Many projectors have functions to adjust for various distances and angles of projection. The most commonly available adjustments include zoom, focus, projector tilt, horizontal keystone, and vertical keystone.

The following examples may help in identifying what adjustments are needed to fill the projection screen with a clear and nondistorted image. 

Zoom Adjustment Needed

Zoom Controls are typically near the projector lens. If range of adjustment is not sufficient, move the projector farther back to enlarge or closer to shrink projection size, then fine-tune with the zoom and focus.

Focus Adjustment Needed

Most projectors feature a manual focus control ring (or menu controls). Simply adjust the ring right or left until the image is crisp. Look at the clarity of small text on the image when adjusting the focus.
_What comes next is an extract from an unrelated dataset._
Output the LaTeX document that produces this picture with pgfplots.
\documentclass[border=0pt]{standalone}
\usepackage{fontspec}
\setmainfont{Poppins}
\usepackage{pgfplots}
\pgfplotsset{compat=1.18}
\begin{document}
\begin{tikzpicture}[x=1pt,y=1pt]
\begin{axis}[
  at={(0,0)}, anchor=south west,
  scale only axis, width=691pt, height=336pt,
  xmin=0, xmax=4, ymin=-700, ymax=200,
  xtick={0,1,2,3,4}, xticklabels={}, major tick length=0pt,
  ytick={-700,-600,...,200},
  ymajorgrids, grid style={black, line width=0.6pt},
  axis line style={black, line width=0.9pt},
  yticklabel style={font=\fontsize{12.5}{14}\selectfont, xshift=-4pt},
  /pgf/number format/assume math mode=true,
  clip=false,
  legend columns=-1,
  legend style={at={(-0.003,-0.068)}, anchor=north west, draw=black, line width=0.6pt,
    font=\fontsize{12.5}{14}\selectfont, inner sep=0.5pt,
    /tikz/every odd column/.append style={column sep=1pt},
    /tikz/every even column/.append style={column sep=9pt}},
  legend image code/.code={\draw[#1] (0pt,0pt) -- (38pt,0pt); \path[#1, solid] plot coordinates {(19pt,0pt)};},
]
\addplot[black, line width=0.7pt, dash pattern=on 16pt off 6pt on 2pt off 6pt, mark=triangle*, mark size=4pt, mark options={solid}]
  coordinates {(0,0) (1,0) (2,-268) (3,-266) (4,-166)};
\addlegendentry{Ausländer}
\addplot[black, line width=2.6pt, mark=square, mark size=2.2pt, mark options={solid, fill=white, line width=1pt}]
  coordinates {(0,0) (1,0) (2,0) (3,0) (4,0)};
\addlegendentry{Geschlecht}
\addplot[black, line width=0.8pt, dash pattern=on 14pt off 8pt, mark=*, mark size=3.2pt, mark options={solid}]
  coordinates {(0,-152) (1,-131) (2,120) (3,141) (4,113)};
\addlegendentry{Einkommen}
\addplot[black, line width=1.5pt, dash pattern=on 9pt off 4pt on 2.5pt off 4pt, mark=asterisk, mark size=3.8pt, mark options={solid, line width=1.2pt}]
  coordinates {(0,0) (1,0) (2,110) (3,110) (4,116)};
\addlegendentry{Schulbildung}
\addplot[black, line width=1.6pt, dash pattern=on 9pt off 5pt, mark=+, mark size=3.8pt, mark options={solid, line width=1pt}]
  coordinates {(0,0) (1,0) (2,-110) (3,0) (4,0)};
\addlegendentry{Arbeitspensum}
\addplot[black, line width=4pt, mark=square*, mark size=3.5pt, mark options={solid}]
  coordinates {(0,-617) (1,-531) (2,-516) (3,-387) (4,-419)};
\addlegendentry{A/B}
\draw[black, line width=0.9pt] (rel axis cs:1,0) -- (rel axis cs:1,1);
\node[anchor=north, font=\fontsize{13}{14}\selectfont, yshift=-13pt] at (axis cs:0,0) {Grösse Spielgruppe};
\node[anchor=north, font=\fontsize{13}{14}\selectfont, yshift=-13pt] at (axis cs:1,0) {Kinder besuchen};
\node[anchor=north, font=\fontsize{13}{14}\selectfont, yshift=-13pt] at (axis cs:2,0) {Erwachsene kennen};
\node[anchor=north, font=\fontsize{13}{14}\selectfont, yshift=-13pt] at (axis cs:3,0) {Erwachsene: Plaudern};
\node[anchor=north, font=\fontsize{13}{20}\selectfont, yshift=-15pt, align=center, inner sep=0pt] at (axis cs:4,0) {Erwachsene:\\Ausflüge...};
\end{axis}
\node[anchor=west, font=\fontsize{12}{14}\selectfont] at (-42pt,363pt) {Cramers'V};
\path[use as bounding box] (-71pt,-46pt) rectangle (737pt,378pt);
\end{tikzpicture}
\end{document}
Note: focus will need to be readjusted after any additional changes to position, zoom, or keystone are made.

Tilt Adjustment Needed

Adjust the angle of the projector by raising or lowering the front leg of the projector. If this is not sufficient, try placing a sturdy item under the leg for additional tilt. 
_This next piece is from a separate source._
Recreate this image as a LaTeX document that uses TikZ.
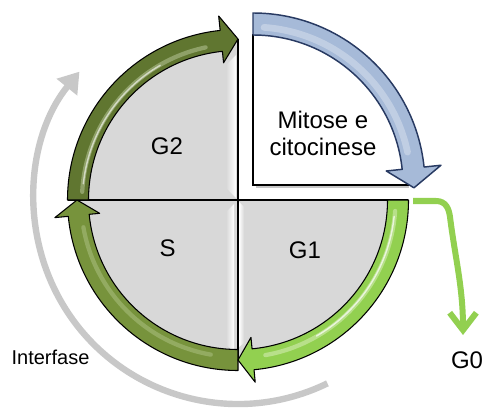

Horizontal Keystone Adjustment Needed

Adjusting the horizontal keystone will compensate for a high or low projector angle, widening the top or bottom to fill the screen evenly. The capability and location of these controls will vary by model and are usually found in the menu or as dedicated controls on the projector.

Vertical Keystone Adjustment Needed

Adjusting the vertical keystone will compensate for the projector being off center from the projector screen. The capability and location of these controls will vary by model and are usually found in the menu or as dedicated controls on the projector.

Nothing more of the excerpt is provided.